Only time will tell how his output will translate to Division I.
The best-case scenario for Cal State Bakersfield would be competing as a middle-of-the-pack team in the Big West.
Cal State Northridge Matadors
|ATS Record ’21-22||10-18-0|
|O/U Record ’21-22||13-15-0|
Northridge finished dead last in the Big West a season ago. However, that was primarily due to losing nine scholarship players to injury.
The Matadors bring in multiple players this year who have had success in the areas they struggled with the most last year.
But most of those players have only come off the bench in the past. Can they transition successfully to a starting role?
The Matadors should improve considerably when it comes to shooting and limiting turnovers. But when it comes to their standing in the Big West rankings, I don’t think we’ll see them much higher than where they finished last year.
Cal Poly Mustangs
|ATS Record ’21-22||14-13-0|
|O/U Record ’21-22||11-16-0|
Cal Poly returns more minutes than anyone else in the conference. The only problem? Those minutes weren’t very productive.
They bring in two impact players from the portal, though, as Chance Hunter and Nick Fleming are expected to start and make an immediate impact.
The Mustangs’ defense should remain one of the best in the league, but I’m not sure their offseason moves will be enough for their offense to compete with the top of the conference.
Big West Futures & Picks
I was big on the Beach all last year — I loved them then, and I love them now.

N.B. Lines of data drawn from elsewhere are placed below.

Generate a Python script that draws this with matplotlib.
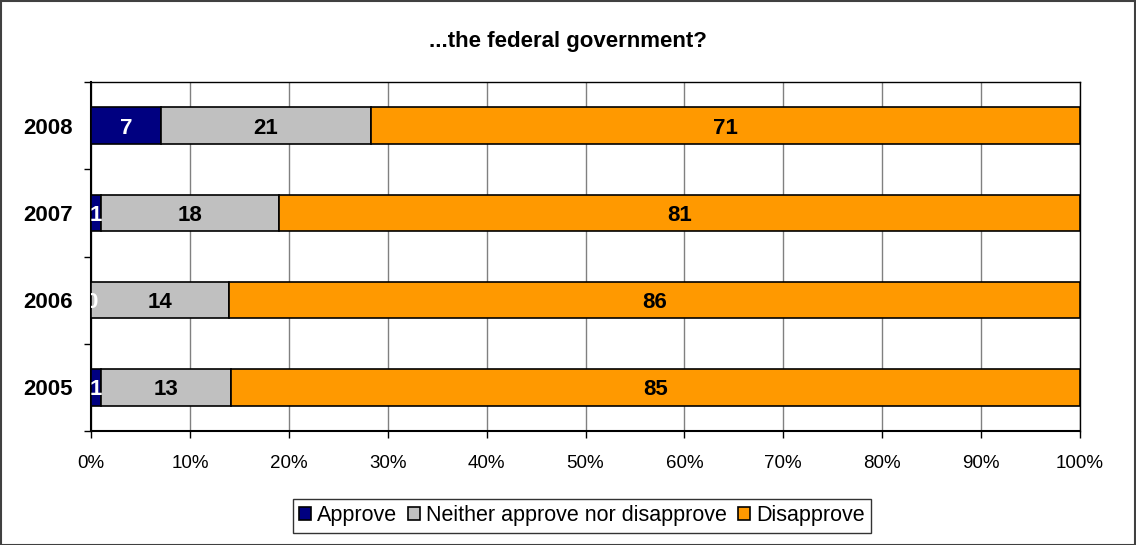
import matplotlib
matplotlib.use("Agg")
import matplotlib.pyplot as plt
import numpy as np
from matplotlib.patches import Rectangle

plt.rcParams['font.family'] = ['Liberation Sans', 'DejaVu Sans']

years = ["2005", "2006", "2007", "2008"]
approve = [1, 0, 1, 7]
neither = [13, 14, 18, 21]
disapprove = [85, 86, 81, 71]
series_names = ["Approve", "Neither approve nor disapprove", "Disapprove"]
colors = ["#000080", "#C0C0C0", "#FF9900"]
label_colors = ["white", "black", "black"]
title = "...the federal government?"

fig = plt.figure(figsize=(11.36, 5.45), dpi=100)
ax = fig.add_axes([91/1136, 1-431/545, (1080-91)/1136, (431-82)/545])

data = np.array([approve, neither, disapprove], dtype=float)
totals = data.sum(axis=0)
pct = data / totals * 100
y = np.arange(len(years))
left = np.zeros(len(years))
for i, name in enumerate(series_names):
    ax.barh(y, pct[i], left=left, height=0.42, color=colors[i],
            edgecolor="black", linewidth=1.2, label=name, zorder=3)
    for j in range(len(years)):
        cx = left[j] + pct[i][j] / 2
        ax.text(cx, y[j], f"{int(data[i][j])}", ha="center",
                va="center_baseline",
                color=label_colors[i], fontsize=16, fontweight="bold",
                zorder=4, clip_on=True)
    left += pct[i]

ax.set_xlim(0, 100)
ax.set_ylim(-0.5, len(years) - 0.5)
ax.set_xticks(np.arange(0, 101, 10))
ax.set_xticklabels([f"{v}%" for v in range(0, 101, 10)], fontsize=13.5)
ax.set_yticks(y)
ax.set_yticklabels(years, fontsize=16, fontweight="bold")
ax.set_yticks(np.arange(-0.5, len(years), 1), minor=True)
ax.tick_params(axis="y", which="major", length=0, pad=13)
ax.tick_params(axis="y", which="minor", length=5, width=1, color="black")
ax.tick_params(axis="x", which="major", length=5, width=1, color="black", pad=12)
ax.xaxis.grid(True, color="#808080", linewidth=1, zorder=0)
ax.set_axisbelow(True)
for s in ["top", "right"]:
    ax.spines[s].set_color("black")
    ax.spines[s].set_linewidth(1)
for s in ["left", "bottom"]:
    ax.spines[s].set_color("black")
    ax.spines[s].set_linewidth(1.5)

fig.text(0.5, 1 - 41/545, title, ha="center", va="center",
         fontsize=16, fontweight="bold")

leg = fig.legend(loc="center", bbox_to_anchor=(582/1136, 1 - 516/545),
                 ncol=3, frameon=True, fontsize=15.5, handlelength=0.55,
                 handleheight=0.55, handletextpad=0.3, columnspacing=0.5,
                 borderpad=0.3, fancybox=False)
leg.get_frame().set_edgecolor("black")
leg.get_frame().set_linewidth(1)

fig.add_artist(Rectangle((0.5/1136, 0.5/545), 1 - 1.5/1136, 1 - 1.5/545,
                         transform=fig.transFigure, fill=False,
                         edgecolor="#404040", linewidth=1.5))

fig.savefig("out.png", dpi=100)
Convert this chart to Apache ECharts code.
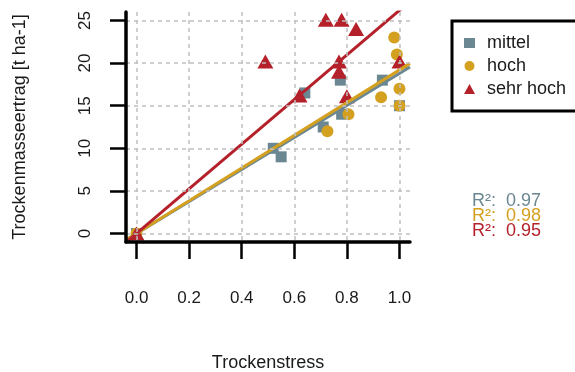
<!DOCTYPE html>
<html>
<head>
<meta charset="utf-8">
<script src="https://cdn.jsdelivr.net/npm/echarts@6/dist/echarts.min.js"></script>
<style>
  html, body { margin: 0; padding: 0; background: #fff; }
  #chart { width: 575px; height: 372px; }
</style>
</head>
<body>
<div id="chart"></div>
<script>
var groups = ['mittel', 'hoch', 'sehr hoch'];
var colors = ['#6b8792', '#d4a020', '#b5212a'];
var symbols = ['rect', 'circle', 'triangle'];

var mittelX = [0, 0.52, 0.55, 0.64, 0.71, 0.775, 0.78, 0.935, 1.0];
var mittelY = [0, 10, 9, 16.5, 12.5, 18, 14, 18, 15];
var hochX = [0, 0.726, 0.806, 0.93, 0.98, 0.99, 1.0, 1.0];
var hochY = [0, 12, 14, 16, 23, 21, 17, 15];
var sehrHochX = [0, 0.49, 0.62, 0.72, 0.78, 0.835, 0.77, 0.77, 0.80, 1.0];
var sehrHochY = [0, 20.2, 16.2, 25.1, 25.1, 24.0, 20.2, 19.0, 16.1, 20.2];

// slopes of the fitted lines (through origin) and their R²
var slopes = [18.8, 19.2, 26.2];
var r2 = [0.97, 0.98, 0.95];

var xTicks = [0, 0.2, 0.4, 0.6, 0.8, 1.0];
var yTicks = [0, 5, 10, 15, 20, 25];
var xRange = [-0.04, 1.04];
var yRange = [-1, 26];

var xs = [mittelX, hochX, sehrHochX];
var ys = [mittelY, hochY, sehrHochY];
var sizes = [11, 12, [16, 14]];

var chartDom = document.getElementById('chart');
var chart = echarts.init(chartDom);

var series = [];
groups.forEach(function (g, i) {
  series.push({
    name: g,
    type: 'scatter',
    symbol: symbols[i],
    symbolSize: sizes[i],
    itemStyle: { color: colors[i], opacity: 1 },
    data: xs[i].map(function (x, k) { return [x, ys[i][k]]; }),
    z: 2
  });
});
groups.forEach(function (g, i) {
  series.push({
    type: 'line',
    symbol: 'none',
    silent: true,
    clip: true,
    lineStyle: { color: colors[i], width: 3 },
    data: xRange.map(function (x) { return [x, slopes[i] * x]; }),
    z: 3
  });
});

var labelFont = { fontFamily: 'Liberation Sans', color: '#1a1a1a' };

var option = {
  animation: false,
  grid: { left: 126, right: 165, top: 12, bottom: 130, containLabel: false, outerBoundsMode: 'none' },
  legend: {
    data: [
      { name: groups[0], icon: 'rect', itemStyle: { color: colors[0] } },
      { name: groups[1], icon: 'circle', itemStyle: { color: colors[1] } },
      { name: groups[2], icon: 'triangle', itemStyle: { color: colors[2] } }
    ],
    orient: 'vertical',
    left: 452,
    top: 21,
    padding: [13, 40, 13, 12],
    itemWidth: 11,
    itemHeight: 10,
    itemGap: 5,
    borderColor: '#000',
    borderWidth: 3,
    textStyle: { fontFamily: 'Liberation Sans', fontSize: 18, lineHeight: 18, color: '#1a1a1a', padding: [0, 0, 0, 7] }
  },
  xAxis: {
    type: 'value',
    min: xRange[0],
    max: xRange[1],
    z: 10,
    name: 'Trockenstress',
    nameLocation: 'middle',
    nameGap: 112,
    nameTextStyle: Object.assign({ fontSize: 18 }, labelFont),
    axisLine: { onZero: false, lineStyle: { color: '#000', width: 3.5 } },
    axisTick: { customValues: xTicks, length: 17, lineStyle: { color: '#000', width: 2.5 } },
    axisLabel: Object.assign({
      customValues: xTicks, fontSize: 17, margin: 48,
      formatter: function (v) { return v.toFixed(1); }
    }, labelFont),
    splitLine: { show: true, lineStyle: { color: '#c0c0c0', width: 1.5, type: [4, 4] } }
  },
  yAxis: {
    type: 'value',
    min: yRange[0],
    max: yRange[1],
    z: 10,
    name: 'Trockenmasseertrag [t ha-1]',
    nameLocation: 'middle',
    nameGap: 97,
    nameTextStyle: Object.assign({ fontSize: 18 }, labelFont),
    axisLine: { onZero: false, lineStyle: { color: '#000', width: 3.5 } },
    axisTick: { customValues: yTicks, length: 16, lineStyle: { color: '#000', width: 2.5 } },
    axisLabel: Object.assign({ customValues: yTicks, fontSize: 17, margin: 32, rotate: 90 }, labelFont),
    splitLine: { show: true, lineStyle: { color: '#c0c0c0', width: 1.5, type: [4, 4] } }
  },
  graphic: r2.map(function (v, i) {
    return {
      type: 'text',
      left: 472,
      top: 192 + i * 15,
      style: {
        text: 'R²:  ' + v.toFixed(2),
        fill: colors[i],
        font: '18px "Liberation Sans"'
      }
    };
  }),
  series: series
};

option && chart.setOption(option);
</script>
</body>
</html>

However, their amazing run in the regular season was a result of UC Irvine and UC Santa Barbara having issues, including COVID pauses.
I do think the Beach are better this year, but almost every team in the conference has gotten better as well, not to mention those COVID pauses and slumps will be much less likely this year.
I’m backing Hawaii at +700 or better to win the conference (two units). The Warriors return a ton of production, and they get back their best players who were out due to injury last year.
When it comes to a long shot, I think Fullerton is being undervalued. Yes it lost a ton of last year’s production, but Dedrique Taylor has always found a way to keep the Titans in the mix. I think +1600 or better is worth a sprinkle (0.5 units).